ECLI:NL:CRVB:2001:AB2276
Centrale Raad van Beroep
- Hoger beroep
- J.G. Treffers
- G.A.J. van den Hurk
- N.J. van Vulpen-Grootjans
- Rechtspraak.nl
Beëindiging van bijstandsverlening aan vreemdeling met verzoek om verblijfsvergunning
In deze zaak gaat het om de beëindiging van de bijstandsverlening aan een vreemdeling, appellant, die een verzoek om een verblijfsvergunning had ingediend. Appellant, van Marokkaanse nationaliteit, had op 29 maart 1994 een verzoek om een vergunning tot verblijf ingediend, dat was afgewezen na het overlijden van zijn echtgenote. De rechtbank had eerder het beroep van appellant tegen de afwijzing van zijn verzoek ongegrond verklaard. In hoger beroep werd door appellant aangevoerd dat hij zich in een gelijke positie bevond als personen aan wie uitstel van vertrek was verleend. Hij stelde dat hij om medische redenen niet kon worden uitgezet, maar dat dit nog niet bevestigd kon worden door de Medisch Adviseur van het Ministerie van Justitie. Appellant voerde ook aan dat het bestreden besluit in strijd was met artikel 26 van het Internationaal Verdrag voor burgerrechten en politieke rechten (IVBPR). De Centrale Raad van Beroep overwoog dat de president van de rechtbank het juridische kader van het bestreden besluit correct had uiteengezet. De Raad concludeerde dat appellant op 1 oktober 1998 niet kon worden aangemerkt als een vreemdeling met rechtmatig verblijf.

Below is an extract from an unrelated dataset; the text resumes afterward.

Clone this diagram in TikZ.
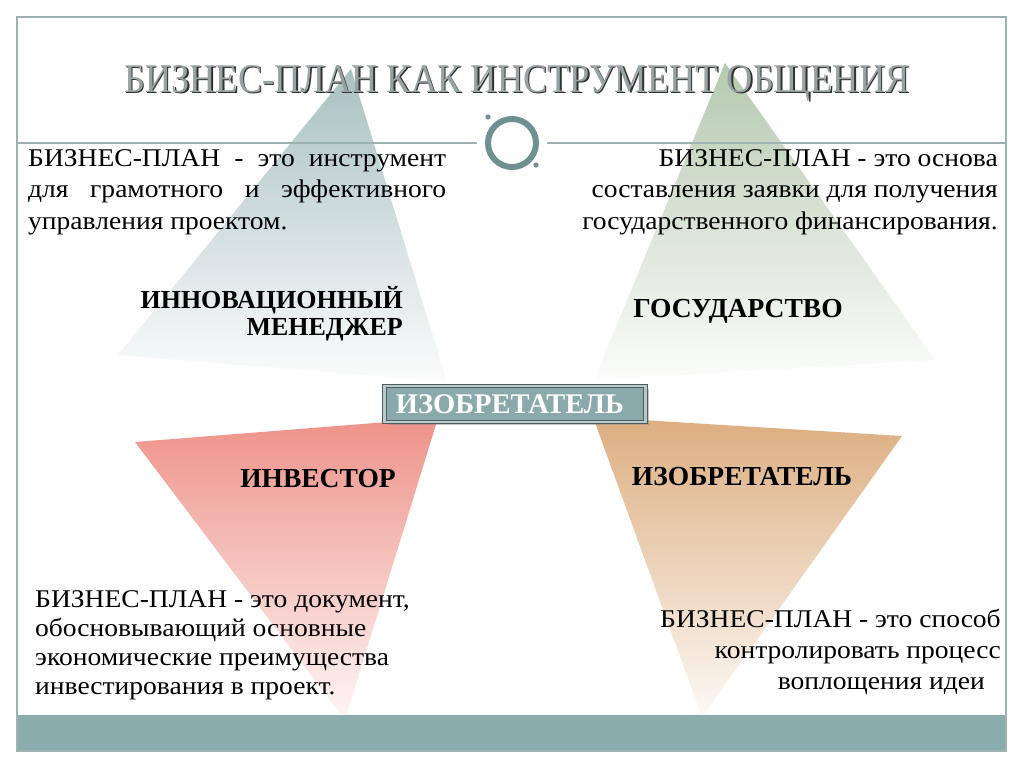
\documentclass[tikz,border=0pt]{standalone}
\usepackage{fontspec}
\setmainfont{Liberation Serif}
\newfontfamily\bodyfont[FakeStretch=1.08]{Liberation Serif}
\usetikzlibrary{shadows}

\definecolor{frameline}{HTML}{9DB3B2}
\definecolor{barfill}{HTML}{8AACAC}
\definecolor{ring}{HTML}{6F9090}
\definecolor{triblue}{HTML}{A9C0C1}
\definecolor{trigreen}{HTML}{B5C9AF}
\definecolor{trired}{HTML}{EE9289}
\definecolor{tritan}{HTML}{DDAE80}
\definecolor{boxfill}{HTML}{8AA9AB}
\definecolor{boxline}{HTML}{4E5E5E}
\definecolor{boxrim}{HTML}{B8CACA}
\definecolor{ttlgray}{HTML}{97A2A2}

\newcommand\hst{\rule{0pt}{24pt}}
\newcommand\ttltxt{\resizebox{785pt}{27pt}{БИЗНЕС-ПЛАН КАК ИНСТРУМЕНТ ОБЩЕНИЯ}}

\begin{document}
\begin{tikzpicture}[x=1pt, y=-1pt,
  body/.style={inner sep=0pt, font=\fontsize{25.5}{31.5}\selectfont\bodyfont},
  lbl/.style={inner sep=0pt, font=\fontsize{27.5}{27}\selectfont\bfseries},
  ttl/.style={inner sep=0pt, anchor=base}]
  \useasboundingbox (0,0) rectangle (1024,768);
  \fill[white] (0,0) rectangle (1024,768);

  % triangles
  \path[top color=triblue, bottom color=triblue!4] (351,69) -- (447,382) -- (118,355) -- cycle;
  \path[top color=trigreen, bottom color=trigreen!4] (725,63) -- (935,360) -- (594,380) -- cycle;
  \path[top color=trired, bottom color=trired!8] (135,442) -- (438,418) -- (345,720) -- cycle;
  \path[top color=tritan, bottom color=tritan!8] (593,417) -- (902,436) -- (702,717) -- cycle;

  % frame and bar
  \fill[barfill] (17,715) rectangle (1006,751);
  \draw[frameline, line width=1.2pt] (17,17) rectangle (1006,751);

  \node[circle, draw=ring, line width=6pt, minimum size=48pt, inner sep=0pt] (cr) at (512,143) {};
  \fill[ring] (488,117) circle (2.6);
  \fill[ring] (536,165) circle (2.6);
  \coordinate (sl) at (17,143);
  \coordinate (sr) at (1006,143);
  \draw[frameline, line width=1.5pt] (sl) -- ([xshift=-8pt]cr.west);
  \draw[frameline, line width=1.5pt] ([xshift=8pt]cr.east) -- (sr);

  % title
  \node[ttl, text=black!80] (tis) at (518.5,93.5) {\ttltxt};
  \node[ttl, text=ttlgray] (ti) at (517,92) {\ttltxt};

  % body texts
  \node[body, anchor=north west, text width=418pt, align=justify] (b1) at (28,142)
    {\hst БИЗНЕС-ПЛАН - это инструмент\linebreak для грамотного и эффективного\linebreak управления проектом.};
  \node[body, anchor=north east, align=right] (b2) at (998,142)
    {\hst БИЗНЕС-ПЛАН - это основа\\ составления заявки для получения\\ государственного финансирования.};
  \node[body, anchor=north west, align=left, font=\fontsize{25.5}{29}\selectfont\bodyfont] (b3) at (35,583)
    {\hst БИЗНЕС-ПЛАН - это документ,\\ обосновывающий основные\\ экономические преимущества\\ инвестирования в проект.};
  \node[body, anchor=north east, align=right, font=\fontsize{25.5}{31}\selectfont\bodyfont] (b4) at (1001,603)
    {\hst БИЗНЕС-ПЛАН - это способ\\ контролировать процесс\\ воплощения идеи\hspace*{16pt}};

  % labels
  \node[lbl, anchor=north east, align=right, font=\fontsize{26}{27}\selectfont\bfseries] (mg) at (403,284)
    {\hst ИННОВАЦИОННЫЙ\\ МЕНЕДЖЕР};
  \node[lbl, anchor=base] (gv) at (738,317) {ГОСУДАРСТВО};
  \node[lbl, anchor=base] (iv) at (318,487) {ИНВЕСТОР};
  \node[lbl, anchor=base] (iz) at (742,485) {ИЗОБРЕТАТЕЛЬ};

  \node[draw=boxline, double=boxrim, double distance=2.5pt, line width=1pt, fill=boxfill,
    minimum width=261pt, minimum height=36pt, inner sep=0pt, text=white,
    font=\fontsize{28.5}{28}\selectfont\bfseries,
    drop shadow={shadow xshift=3pt, shadow yshift=-3pt, opacity=0.45}] (ib) at (515,404)
    {ИЗОБРЕТАТЕЛЬ\hspace*{10pt}};
\end{tikzpicture}
\end{document}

De Raad oordeelde dat de beëindiging van de bijstandsverlening aan appellant niet gerechtvaardigd was, omdat hij eerder bijstand had ontvangen en de gevolgen van niet-gelegaliseerd verblijf al waren ingetreden. De Raad vernietigde de aangevallen uitspraak en het bestreden besluit, en veroordeelde de gemeente Utrecht in de proceskosten van appellant.